46 Consequently, in defining representativeness as it pertains to the jury roll, the focus is on the process, not the result. If the state has used an adequate process, the jury roll will necessarily be representative even if particular subsets of the population have few individuals on the jury roll.
51 One important clarification about the relationship between representativeness and impartiality is in order. The narrow way in which representativeness is defined in Canadian jurisprudence means that impartiality is guaranteed through the process used to compile the jury roll, not through the ultimate composition of the jury roll or petit jury itself. A jury roll containing few individuals of the accused's race or religion is not in itself indicative of bias. [Emphasis added]
Analysis and Disposition
[11] The argument advanced is that since the jury panel is not representative proportionately to the District population then the selection process to prepare the roll must be flawed.
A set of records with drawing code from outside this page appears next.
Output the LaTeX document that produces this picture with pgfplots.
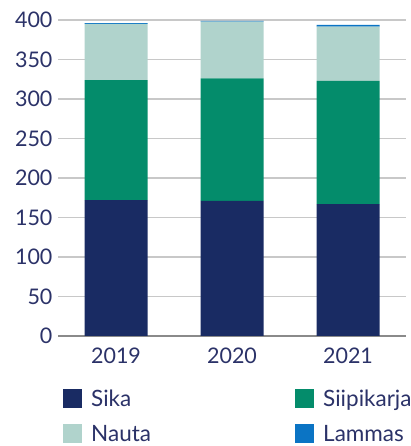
\documentclass[border=0pt]{standalone}
\usepackage{pgfplots}
\pgfplotsset{compat=1.18}
\usepackage{fontspec}
\setmainfont{Lato}
\definecolor{txt}{HTML}{2B3268}
\definecolor{sika}{HTML}{192B63}
\definecolor{siip}{HTML}{048C6B}
\definecolor{nauta}{HTML}{B0D3CC}
\definecolor{lammas}{HTML}{0B74C4}
\definecolor{gridc}{HTML}{C8C8C8}
\definecolor{basec}{HTML}{8A8A8A}
\begin{document}
\begin{tikzpicture}
\clip (0,0) rectangle (410pt,446pt);
\begin{axis}[
  at={(58pt,110pt)}, anchor=south west,
  scale only axis, width=348pt, height=316pt,
  xmin=-0.5, xmax=2.5, ymin=0, ymax=400,
  ybar stacked, bar width=63pt,
  xtick={0,1,2}, xticklabels={2019,2020,2021},
  ytick={50,100,...,400},
  extra y ticks={0}, extra y tick labels={0},
  extra y tick style={grid style={color=basec, line width=1.2pt}},
  ymajorgrids, grid style={color=gridc, line width=1.2pt},
  axis line style={draw=none},
  major tick length=0pt,
  tick label style={font=\fontsize{21.5}{25}\selectfont, text=txt},
  /pgf/number format/assume math mode=true,
  yticklabel style={xshift=-2pt},
  xticklabel style={yshift=-8pt},
  legend columns=2,
  legend cell align=left,
  legend style={at={(0,0)}, anchor=north west, xshift=5pt, yshift=-53pt,
    draw=none, fill=none, inner sep=0pt, column sep=9pt, row sep=16pt,
    nodes={inner sep=0pt, font=\fontsize{22.5}{26}\selectfont, text=txt}},
  legend image code/.code={\fill[#1] (0pt,-9.5pt) rectangle (19pt,9.5pt);},
]
\addplot[fill=sika, draw=none] coordinates {(0,172) (1,171) (2,167)};
\addplot[fill=siip, draw=none] coordinates {(0,152) (1,155) (2,156)};
\addplot[fill=nauta, draw=none] coordinates {(0,71) (1,72) (2,68.5)};
\addplot[fill=lammas, draw=none] coordinates {(0,1) (1,1) (2,2.2)};
\legend{\makebox[195pt][l]{Sika}, Siipikarja, \makebox[195pt][l]{Nauta}, Lammas}
\end{axis}
\end{tikzpicture}
\end{document}
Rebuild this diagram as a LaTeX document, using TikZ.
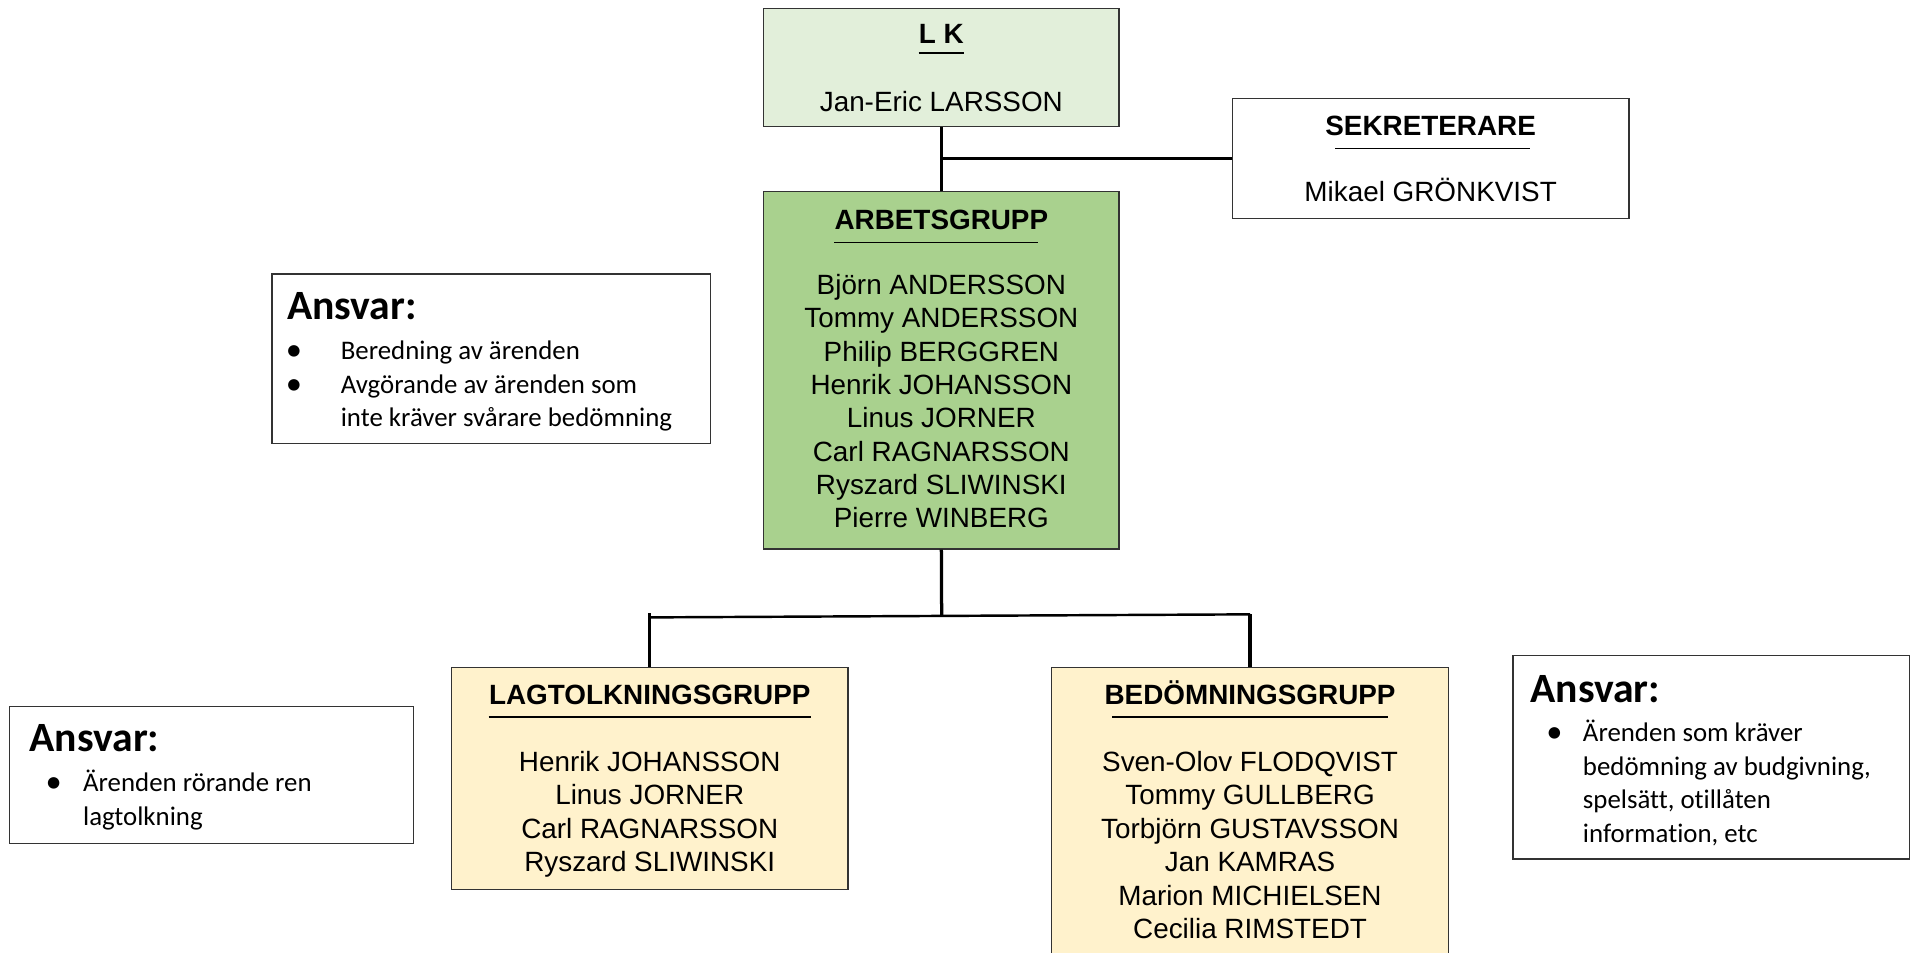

[12] In R. v. Kokopenace the Supreme Court clearly stated that there must be an evidentiary basis to attack the jury selection process.
[13] One cannot infer that a failure to have a jury panel representative proportionately to the population of the District means that the process to prepare the jury panel is flawed.
[14] In R. v. Cody, 2017 SCC 31 the Supreme Court reinforced the instruction to trial judges to actively case manage applications and directed that, when appropriate, applications should be dismissed summarily:
38 In addition, trial judges should use their case management powers to minimize delay. For example, before permitting an application to proceed, a trial judge should consider whether it has a reasonable prospect of success. This may entail asking defence counsel to summarize the evidence it anticipates eliciting in the voir dire and, where that summary reveals no basis upon which the application could succeed, dismissing the application summarily (R. v. Kutynec (1992), 7 O.R. (3d) 277 (C.A.), 1992 ONCA 7751, at pp. 287-89; R. v. Vukelich (1996), 108 C.C.C. (3d) 193 (B.C.C.A.), 1996 BCCA 1005). And, even where an application is permitted to proceed, a trial judge's screening function subsists: trial judges should not hesitate to summarily dismiss “applications and requests the moment it becomes apparent they are frivolous” (Jordan, at para. 63). This screening function applies equally to Crown applications and requests. As a best practice, all counsel -- Crown and defence -- should take appropriate opportunities to ask trial judges to exercise such discretion. [Emphasis added]
[15] Accordingly, I exercise my trial management powers to summarily dismiss this application as there is no evidentiary basis to attack the composition of the jury panel.
“Original signed by”____ The Hon. Mr. Justice W.D. Newton
Released: July 19, 2017
Footnotes
[^1]: Section 20 of the Juries Act provides that the panel list shall not be disclosed until 10 days before the jury sittings.